BETH Chatto died in May last year at the age of 94. She left behind a gardening legacy that lives on both in spirit and at Beth Chatto’s Plants and Gardens in Essex, a nursery-cum-horticultural centre of excellence run by her granddaughter, Julia Boulton.
The gardens have become a place of pilgrimage for thousands of fans, many of whom, in a era before the internet, gained much of their horticultural knowledge through books and magazine articles.
From her first book, 1978’s The Dry Garden, Chatto’s style was lively and enlightening. In 1998 the Garden Writers Guild recognised her contribution by giving her a lifetime achievement award. She continued to write and publish in later life with books such as A Year in the Life of Beth Chatto’s Gardens (2012) and 2016’s Drought-Resistant Planting.
Chatto’s gardening philosophy could be summed up in the phrase ‘right plant, right place’, a common sense approach, yet one that delivered stunning displays, winning her ten successive gold medals at the RHS Chelsea flower show in the 1970s.
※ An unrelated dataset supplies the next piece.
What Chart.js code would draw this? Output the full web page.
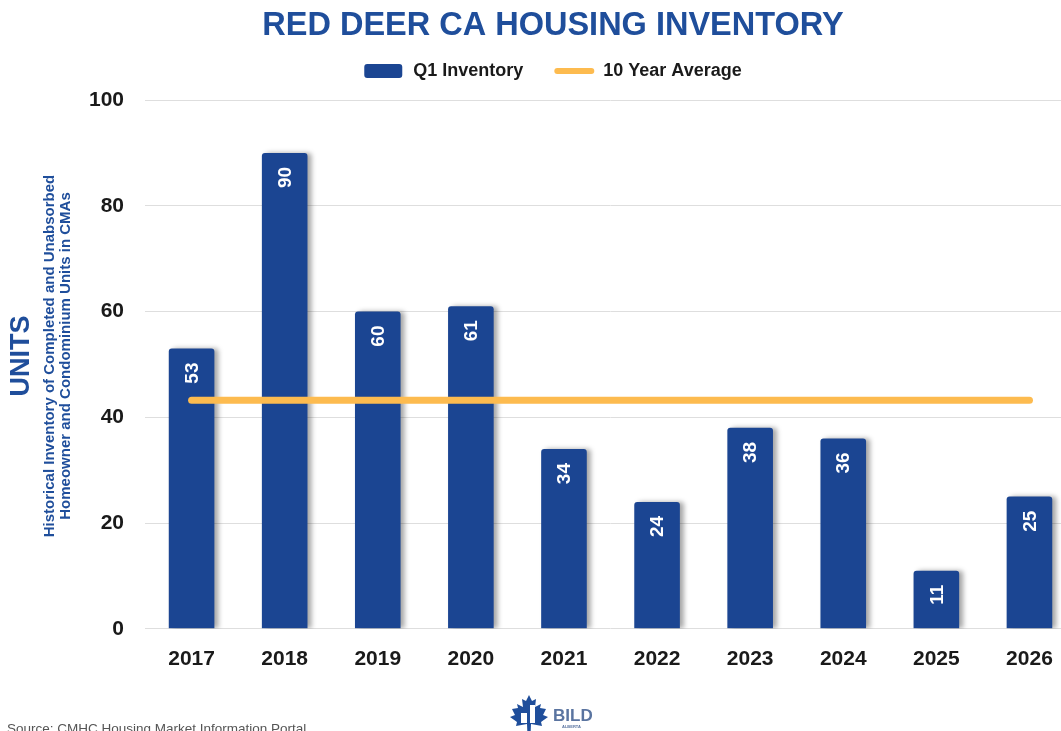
<!DOCTYPE html>
<html>
<head>
<meta charset="utf-8">
<title>Red Deer CA Housing Inventory</title>
<script src="https://cdn.jsdelivr.net/npm/chart.js@4.4.1/dist/chart.umd.min.js"></script>
<style>
    html, body { margin: 0; padding: 0; background: #ffffff; overflow: hidden; }
    #wrap { position: relative; width: 1080px; height: 731px; }
</style>
</head>
<body>
<div id="wrap"><canvas id="inventoryChart"></canvas></div>
<script>
// ============================================
// Red Deer CA Housing Inventory - bar + average line
// ============================================

// data
const years = ['2017', '2018', '2019', '2020', '2021', '2022', '2023', '2024', '2025', '2026'];
const q1Inventory = [53, 90, 60, 61, 34, 24, 38, 36, 11, 25];
const tenYearAverage = [43.2, 43.2, 43.2, 43.2, 43.2, 43.2, 43.2, 43.2, 43.2, 43.2];
const yTicks = [0, 20, 40, 60, 80, 100];

// colours / fonts
const BLUE = '#1b4592';
const TITLE_BLUE = '#1f4e9b';
const ORANGE = '#fdbb4f';
const FONT = '"Liberation Sans", Arial, sans-serif';

// bar shadow (only bars dataset)
const barShadow = {
    id: 'barShadow',
    beforeDatasetDraw(chart, args) {
        if (args.index !== 0) return;
        const ctx = chart.ctx;
        ctx.save();
        ctx.shadowColor = 'rgba(0,0,0,0.35)';
        ctx.shadowBlur = 5;
        ctx.shadowOffsetX = 4;
        ctx.shadowOffsetY = 0;
    },
    afterDatasetDraw(chart, args) {
        if (args.index !== 0) return;
        chart.ctx.restore();
    }
};

// value labels, rotated inside the top of each bar
const barLabels = {
    id: 'barLabels',
    afterDatasetsDraw(chart) {
        const ctx = chart.ctx;
        const meta = chart.getDatasetMeta(0);
        ctx.save();
        ctx.fillStyle = '#ffffff';
        ctx.font = 'bold 19px ' + FONT;
        ctx.textAlign = 'right';
        ctx.textBaseline = 'middle';
        meta.data.forEach((bar, i) => {
            ctx.save();
            ctx.translate(bar.x, bar.y + 14);
            ctx.rotate(-Math.PI / 2);
            ctx.fillText(String(q1Inventory[i]), 0, 1);
            ctx.restore();
        });
        ctx.restore();
    }
};

// title, legend, axis titles, source line and logo
const extras = {
    id: 'extras',
    afterDraw(chart) {
        const ctx = chart.ctx;
        const ds = chart.data.datasets;
        ctx.save();

        // title
        ctx.fillStyle = TITLE_BLUE;
        ctx.textAlign = 'center';
        ctx.textBaseline = 'middle';
        ctx.font = 'bold 32.5px ' + FONT;
        ctx.fillText('RED DEER CA HOUSING INVENTORY', 553, 26);

        // legend
        ctx.font = 'bold 18px ' + FONT;
        ctx.textAlign = 'left';
        const ly = 71;
        const w1 = ctx.measureText(ds[0].label).width;
        const w2 = ctx.measureText(ds[1].label).width;
        const total = 38 + 11 + w1 + 31 + 40 + 9 + w2;
        let lx = 553 - total / 2;
        ctx.fillStyle = BLUE;
        ctx.beginPath();
        ctx.roundRect(lx, ly - 7, 38, 14, 3);
        ctx.fill();
        ctx.fillStyle = '#1a1a1a';
        ctx.fillText(ds[0].label, lx + 49, ly);
        lx += 49 + w1 + 31;
        ctx.strokeStyle = ORANGE;
        ctx.lineWidth = 6;
        ctx.lineCap = 'round';
        ctx.beginPath();
        ctx.moveTo(lx + 3, ly);
        ctx.lineTo(lx + 37, ly);
        ctx.stroke();
        ctx.fillText(ds[1].label, lx + 49, ly);

        // y axis titles
        ctx.fillStyle = TITLE_BLUE;
        ctx.textAlign = 'center';
        ctx.save();
        ctx.translate(22, 356);
        ctx.rotate(-Math.PI / 2);
        ctx.font = 'bold 27px ' + FONT;
        ctx.fillText('UNITS', 0, 0);
        ctx.restore();
        ctx.save();
        ctx.translate(50, 356);
        ctx.rotate(-Math.PI / 2);
        ctx.font = 'bold 15px ' + FONT;
        ctx.fillText('Historical Inventory of Completed and Unabsorbed', 0, 0);
        ctx.fillText('Homeowner and Condominium Units in CMAs', 0, 16);
        ctx.restore();

        // source
        ctx.fillStyle = '#555555';
        ctx.textAlign = 'left';
        ctx.textBaseline = 'alphabetic';
        ctx.font = '13.5px ' + FONT;
        ctx.fillText('Source: CMHC Housing Market Information Portal', 7, 733);

        // logo
        drawLogo(ctx, 529, 715);
        ctx.restore();
    }
};

function drawLogo(ctx, cx, cy) {
    const leaf = [[0,-1],[0.15,-0.7],[0.35,-0.8],[0.3,-0.4],[0.6,-0.55],[0.55,-0.35],[0.85,-0.3],
        [0.7,0],[0.95,0.1],[0.6,0.35],[0.65,0.55],[0.1,0.45],[0.08,0.9],[-0.08,0.9],[-0.1,0.45],
        [-0.65,0.55],[-0.6,0.35],[-0.95,0.1],[-0.7,0],[-0.85,-0.3],[-0.55,-0.35],[-0.6,-0.55],
        [-0.3,-0.4],[-0.35,-0.8],[-0.15,-0.7]];
    const r = 20;
    ctx.fillStyle = TITLE_BLUE;
    ctx.beginPath();
    leaf.forEach((p, i) => {
        const x = cx + p[0] * r, y = cy + p[1] * r;
        if (i === 0) ctx.moveTo(x, y); else ctx.lineTo(x, y);
    });
    ctx.closePath();
    ctx.fill();
    ctx.fillStyle = '#ffffff';
    ctx.fillRect(cx - 8, cy - 2, 6, 10);
    ctx.fillRect(cx + 1, cy - 10, 5, 18);
    ctx.fillStyle = '#5a74a0';
    ctx.font = 'bold 17px ' + FONT;
    ctx.textAlign = 'left';
    ctx.textBaseline = 'alphabetic';
    ctx.fillText('BILD', cx + 24, cy + 6);
    ctx.font = 'bold 4px ' + FONT;
    ctx.fillText('ALBERTA', cx + 33, cy + 13);
}

// build chart
const ctx = document.getElementById('inventoryChart').getContext('2d');
const inventoryChart = new Chart(ctx, {
    data: {
        labels: years,
        datasets: [{
            type: 'bar',
            label: 'Q1 Inventory',
            data: q1Inventory,
            backgroundColor: BLUE,
            borderRadius: { topLeft: 3, topRight: 3 },
            borderSkipped: false,
            barPercentage: 0.49,
            categoryPercentage: 1,
            order: 2
        }, {
            type: 'line',
            label: '10 Year Average',
            data: tenYearAverage,
            borderColor: ORANGE,
            backgroundColor: ORANGE,
            borderWidth: 7,
            borderCapStyle: 'round',
            pointRadius: 0,
            fill: false,
            order: 1
        }]
    },
    options: {
        responsive: true,
        maintainAspectRatio: false,
        animation: false,
        layout: { padding: { left: 68, right: 4, top: 100, bottom: 49 } },
        plugins: {
            legend: { display: false },
            tooltip: { enabled: false },
            title: { display: false }
        },
        scales: {
            x: {
                grid: { display: false },
                border: { display: false },
                ticks: {
                    color: '#1a1a1a',
                    padding: 10,
                    font: { family: FONT, size: 21, weight: 'bold' }
                }
            },
            y: {
                min: 0,
                max: 100,
                afterBuildTicks(axis) { axis.ticks = yTicks.map(v => ({ value: v })); },
                grid: { color: '#dedede', lineWidth: 1, drawTicks: false },
                border: { display: false },
                ticks: {
                    color: '#1a1a1a',
                    padding: 21,
                    font: { family: FONT, size: 21, weight: 'bold' }
                }
            }
        }
    },
    plugins: [barShadow, barLabels, extras]
});
</script>
</body>
</html>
In addition to her skills as a plantswoman and designer, she was also a inspirational public speaker and lecturer.
Her methods are all the fashion these days, but once upon a time, in the not too distant patriarchal past, her ideas about providing a habitat for garden plants which mimicked that of their wild counterparts were seen as ground-breaking. Chatto’s eco-friendly, organic techniques were also ahead of the curve when she first appeared on the scene, but by the end of her long career had become the mainstream.
Beth Chatto: A Life with Plants by Catherine Horwood is not a gardening book per se, but a book about a gardener who in one way or another influenced everybody from Alan Titchmarsh and Monty Don to Dan Pearson and Jimi Blake. Alongside her close friend Christopher Lloyd, she was responsible for a paradigm shift that saw the dominant post-war style of regimented formality eschewed in favour of layers of texture and naturalistic abandon. As the book notes, she memorably caused a stir among the snooty RHS judges by “showing species plants that some thought were ‘weeds’”.
The book charts its subject’s early life, her marriage to Andrew Chatto, the creation of her first proper garden on a dry, windswept site and the subsequent transformation into international influencer and charismatic, proto-celebrity gardener. It was her garden and the challenging, arid conditions of south-eastern England that provided the palette on which her life’s work was based.
Some years before her death, Chatto authorised Horwood, a social historian with a passion for plants, to write her biography, providing access to an archive dating back decades.
Featuring many previously unpublished extracts from notebooks and diaries, and drawing on broadcast material and numerous interviews with friends and collaborators, the book brings its subject back to life, enabling those previously unfamiliar with Chatto’s work and influence to understand the context in which her ideas were formulated and excelled.
There’s even a small section dedicated to those men who sought to woo her, both on the basis of her gardening skills and her sexuality. One extract tells of the efforts of Paul Aden, an American hosta collector who “lunged at her suggesting they become lovers” while she was a guest at his stateside home in the 1980s.
Notably, only two men that we know of succeeded in winning Chatto’s affections – her husband Andrew and soulmate ‘Christo’ Lloyd, who with the benefit of hindsight, we can conclude was most definitely gay.
:: Beth Chatto – A life with plants by Catherine Horwood is published by Pimpernel Press.